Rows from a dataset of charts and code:
+ + + +
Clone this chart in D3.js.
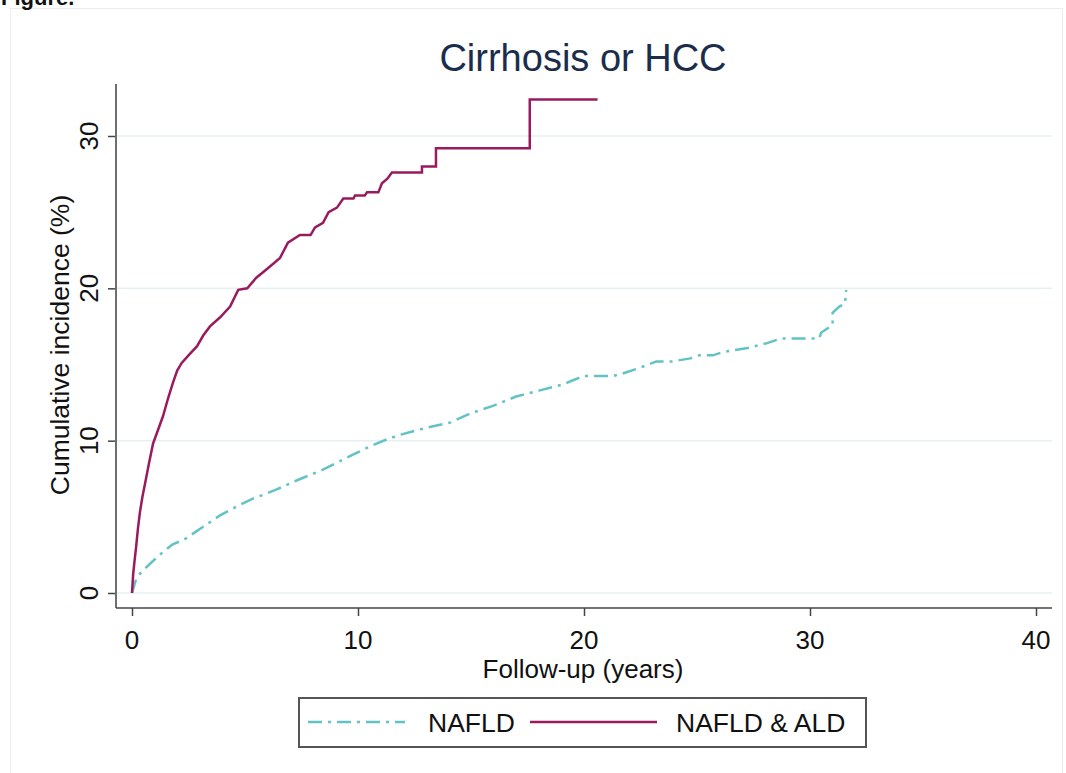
<!DOCTYPE html>
<html>
<head>
<meta charset="utf-8">
<script src="https://cdn.jsdelivr.net/npm/d3@7"></script>
<style>
  html, body { margin: 0; padding: 0; background: #fff; }
  svg { display: block; font-family: "Liberation Sans", Arial, sans-serif; }
</style>
</head>
<body>
<svg id="chart" width="1066" height="773"></svg>
<script>
// ---- Data ----
const chartTitle = "Cirrhosis or HCC";
const xTicks = [0, 10, 20, 30, 40];
const yTicks = [0, 10, 20, 30];
const seriesNames = ["NAFLD", "NAFLD & ALD"];

// NAFLD (years, cumulative incidence %)
const nafldYears = [0, 0.2, 0.5, 0.93, 1.3, 1.8, 2.3, 2.7, 3.3, 3.9, 4.4, 4.8, 5.35, 5.9, 6.4, 7.3, 8.3, 9.0, 9.8, 10.5, 11.3, 11.9, 12.9, 14.1, 15.0, 16.0, 17.0, 18.05, 19.1, 19.4, 20.0, 21.3, 21.7, 22.5, 23.2, 23.9, 24.7, 25.1, 25.7, 26.1, 26.9, 27.3, 28.1, 28.7, 30.4, 30.5, 31.0, 31.0, 31.3, 31.55, 31.6];
const nafldValues = [0, 1.0, 1.5, 2.1, 2.6, 3.2, 3.5, 3.9, 4.5, 5.1, 5.5, 5.8, 6.2, 6.5, 6.8, 7.4, 8.0, 8.5, 9.1, 9.6, 10.1, 10.4, 10.8, 11.2, 11.8, 12.3, 12.9, 13.3, 13.7, 13.9, 14.25, 14.25, 14.4, 14.8, 15.2, 15.2, 15.4, 15.6, 15.6, 15.8, 16.0, 16.1, 16.4, 16.7, 16.7, 17.1, 17.6, 18.4, 18.8, 19.0, 19.9];

// NAFLD & ALD (years, cumulative incidence %)
const aldYears = [0, 0.05, 0.12, 0.18, 0.26, 0.35, 0.46, 0.58, 0.75, 0.93, 1.15, 1.37, 1.6, 1.81, 2.0, 2.2, 2.5, 2.88, 3.15, 3.45, 3.9, 4.34, 4.7, 5.1, 5.5, 6.0, 6.55, 6.9, 7.43, 7.9, 8.1, 8.45, 8.7, 9.07, 9.35, 9.8, 9.87, 10.3, 10.4, 10.9, 11.06, 11.3, 11.5, 12.83, 12.83, 13.45, 13.45, 17.6, 17.6, 20.6];
const aldValues = [0, 1.2, 2.2, 3.0, 4.2, 5.3, 6.3, 7.2, 8.5, 9.8, 10.7, 11.6, 12.8, 13.8, 14.6, 15.1, 15.6, 16.2, 16.9, 17.5, 18.1, 18.8, 19.9, 20.0, 20.7, 21.3, 22.0, 23.0, 23.5, 23.5, 24.0, 24.3, 25.0, 25.3, 25.9, 25.9, 26.1, 26.1, 26.3, 26.3, 26.9, 27.2, 27.6, 27.6, 28.0, 28.0, 29.2, 29.2, 32.4, 32.4];

// ---- Layout ----
const svg = d3.select("#chart");
const plot = { left: 116, right: 1052, top: 84, bottom: 608 };

const x = d3.scaleLinear().domain([0, 40]).range([132, 1036]);
const y = d3.scaleLinear().domain([0, 30]).range([593, 136]);

const colNafld = "#63c3c4";
const colAld = "#991b5e";
const textCol = "#111";

// outer faint frame
svg.append("rect").attr("x", 10.5).attr("y", 8.5).attr("width", 1052).attr("height", 780)
  .attr("fill", "none").attr("stroke", "#ececec").attr("stroke-width", 1);

// "Figure." label, cut at the top edge as in the reference
svg.append("text").attr("x", 1).attr("y", 5).attr("font-size", 22).attr("font-weight", "bold")
  .attr("fill", textCol).text("Figure.");

// gridlines
svg.append("g").selectAll("line").data(yTicks).join("line")
  .attr("x1", plot.left).attr("x2", plot.right)
  .attr("y1", d => y(d)).attr("y2", d => y(d))
  .attr("stroke", "#e6f0f2").attr("stroke-width", 1.5);

// y axis
const yAxis = d3.axisLeft(y).tickValues(yTicks).tickSize(8).tickFormat("");
const gy = svg.append("g").attr("transform", `translate(${plot.left},0)`).call(yAxis);
gy.select(".domain").remove();
gy.append("line").attr("x1", 0).attr("x2", 0).attr("y1", plot.top).attr("y2", plot.bottom)
  .attr("stroke", "#6f6f6f").attr("stroke-width", 2);
gy.selectAll(".tick line").attr("stroke", "#444").attr("stroke-width", 1.5);
gy.selectAll(".tick text").remove();
svg.append("g").selectAll("text").data(yTicks).join("text")
  .attr("transform", d => `translate(98, ${y(d)}) rotate(-90)`)
  .attr("text-anchor", "middle").attr("font-size", 26).attr("fill", textCol)
  .text(d => d);

// x axis
const xAxis = d3.axisBottom(x).tickValues(xTicks).tickSize(8).tickFormat("");
const gx = svg.append("g").attr("transform", `translate(0,${plot.bottom})`).call(xAxis);
gx.select(".domain").remove();
gx.append("line").attr("x1", plot.left).attr("x2", plot.right).attr("y1", 0).attr("y2", 0)
  .attr("stroke", "#444").attr("stroke-width", 1.5);
gx.selectAll(".tick line").attr("stroke", "#444").attr("stroke-width", 1.5);
gx.selectAll(".tick text").remove();
svg.append("g").selectAll("text").data(xTicks).join("text")
  .attr("x", d => x(d)).attr("y", 649)
  .attr("text-anchor", "middle").attr("font-size", 26).attr("fill", textCol)
  .text(d => d);

// axis titles
svg.append("text").attr("x", 583).attr("y", 678).attr("text-anchor", "middle")
  .attr("font-size", 26).attr("fill", textCol).text("Follow-up (years)");
svg.append("text").attr("transform", `translate(69, 345) rotate(-90)`).attr("text-anchor", "middle")
  .attr("font-size", 26.5).attr("fill", textCol).text("Cumulative incidence (%)");

// title
svg.append("text").attr("x", 583).attr("y", 71).attr("text-anchor", "middle")
  .attr("font-size", 38).attr("fill", "#1c2d4c").text(chartTitle);

// lines
const line = d3.line().x(d => x(d[0])).y(d => y(d[1]));
const nafld = d3.zip(nafldYears, nafldValues);
const ald = d3.zip(aldYears, aldValues);

svg.append("path").datum(nafld).attr("d", line).attr("fill", "none")
  .attr("stroke", colNafld).attr("stroke-width", 2.5)
  .attr("stroke-dasharray", "14,6,3,6");
svg.append("path").datum(ald).attr("d", line).attr("fill", "none")
  .attr("stroke", colAld).attr("stroke-width", 2.5)
  .attr("stroke-linejoin", "miter");

// legend
const lg = svg.append("g");
lg.append("rect").attr("x", 299).attr("y", 698).attr("width", 567).attr("height", 49)
  .attr("fill", "#fff").attr("stroke", "#555").attr("stroke-width", 2);
lg.append("line").attr("x1", 308).attr("x2", 405).attr("y1", 722).attr("y2", 722)
  .attr("stroke", colNafld).attr("stroke-width", 2.5).attr("stroke-dasharray", "14,6,3,6");
lg.append("text").attr("x", 428).attr("y", 732).attr("font-size", 26.5).attr("fill", textCol).text(seriesNames[0]);
lg.append("line").attr("x1", 530).attr("x2", 657).attr("y1", 722).attr("y2", 722)
  .attr("stroke", colAld).attr("stroke-width", 2.5);
lg.append("text").attr("x", 676).attr("y", 732).attr("font-size", 26.5).attr("fill", textCol).text(seriesNames[1]);
</script>
</body>
</html>
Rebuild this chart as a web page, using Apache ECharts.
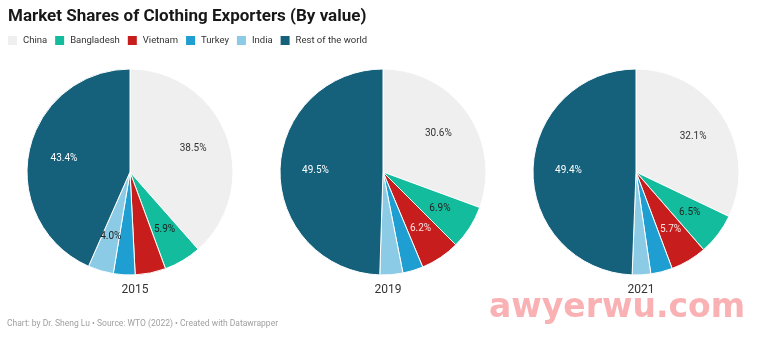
<!DOCTYPE html>
<html><head><meta charset="utf-8">
<script src="https://cdn.jsdelivr.net/npm/echarts@6/dist/echarts.min.js"></script>
<style>html,body{margin:0;padding:0;background:#fff}#c{width:766px;height:337px}</style>
</head><body><div id="c"></div>
<script>
const categories = ["China","Bangladesh","Vietnam","Turkey","India","Rest of the world"];
const years = ["2015","2019","2021"];
const values2015 = [38.5, 5.9, 4.8, 3.4, 4.0, 43.4];
const values2019 = [30.6, 6.9, 6.2, 3.2, 3.6, 49.5];
const values2021 = [32.1, 6.5, 5.7, 3.4, 2.9, 49.4];
const allValues = [values2015, values2019, values2021];

const colors = ["#efefef","#12bc9c","#c71e1d","#1f9fd1","#8ccbe6","#15607a"];
const labelColors = ["#333","#222","#ffe3e3","#fff","#222","#fff"];
const centersX = [130, 383, 636];
const cy = 172, R = 103;

const series = [];
allValues.forEach((vals, i) => {
  series.push({
    type: 'pie', center: [centersX[i], cy], radius: [0, R], startAngle: 90, clockwise: true,
    label: {show: false}, labelLine: {show: false}, silent: true, animation: false,
    itemStyle: {borderColor: '#fff', borderWidth: 1},
    data: categories.map((c, k) => ({name: c, value: vals[k], itemStyle: {color: colors[k]}}))
  });
  series.push({
    type: 'pie', center: [centersX[i], cy], radius: [26, R], startAngle: 90, clockwise: true,
    silent: true, animation: false, legendHoverLink: false,
    itemStyle: {color: 'rgba(0,0,0,0)', borderWidth: 0},
    labelLine: {show: false},
    data: categories.map((c, k) => ({
      name: c, value: vals[k],
      itemStyle: {color: 'rgba(0,0,0,0)'},
      label: {show: vals[k] >= 4, position: 'inside', color: labelColors[k],
        fontSize: 10, fontFamily: 'Roboto', formatter: v => v.value.toFixed(1) + '%'}
    }))
  });
});

const chart = echarts.init(document.getElementById('c'), null, {renderer: 'canvas'});
chart.setOption({
  backgroundColor: '#fff',
  animation: false,
  title: [
    {text: 'Market Shares of Clothing Exporters (By value)', left: 3, top: 3,
     textStyle: {fontFamily: 'Roboto', fontWeight: 'bold', fontSize: 17, color: '#181818'}},
    ...years.map((y, i) => ({text: y, left: centersX[i], top: 279, textAlign: 'center',
     textStyle: {fontFamily: 'Roboto', fontWeight: 'normal', fontSize: 12, color: '#333'}})),
    {text: 'Chart: by Dr. Sheng Lu • Source: WTO (2022) • Created with Datawrapper', left: 2, top: 314,
     textStyle: {fontFamily: 'Roboto', fontWeight: 'normal', fontSize: 8.5, color: '#a0a0a0'}}
  ],
  legend: {
    data: categories, left: 1, top: 29, icon: 'rect', itemWidth: 11, itemHeight: 11, itemGap: 6,
    textStyle: {fontFamily: 'Roboto', fontSize: 9.5, color: '#333'},
    selectedMode: false
  },
  graphic: [{
    type: 'text', x: 489, y: 292, silent: true,
    style: {text: 'awyerwu.com', fill: '#f9b1b4', font: 'bold 33px "DejaVu Sans"'}
  }],
  series: series
});
</script></body></html>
+ + + +
__Exercise objective__
In the listing above, find the line with "Rebuild this chart" and the line with "const cy = 172, R = 103;". Copy both of them and every line between, exactly, but not the pictures.

__The solution__
Rebuild this chart as a web page, using Apache ECharts.
<!DOCTYPE html>
<html><head><meta charset="utf-8">
<script src="https://cdn.jsdelivr.net/npm/echarts@6/dist/echarts.min.js"></script>
<style>html,body{margin:0;padding:0;background:#fff}#c{width:766px;height:337px}</style>
</head><body><div id="c"></div>
<script>
const categories = ["China","Bangladesh","Vietnam","Turkey","India","Rest of the world"];
const years = ["2015","2019","2021"];
const values2015 = [38.5, 5.9, 4.8, 3.4, 4.0, 43.4];
const values2019 = [30.6, 6.9, 6.2, 3.2, 3.6, 49.5];
const values2021 = [32.1, 6.5, 5.7, 3.4, 2.9, 49.4];
const allValues = [values2015, values2019, values2021];

const colors = ["#efefef","#12bc9c","#c71e1d","#1f9fd1","#8ccbe6","#15607a"];
const labelColors = ["#333","#222","#ffe3e3","#fff","#222","#fff"];
const centersX = [130, 383, 636];
const cy = 172, R = 103;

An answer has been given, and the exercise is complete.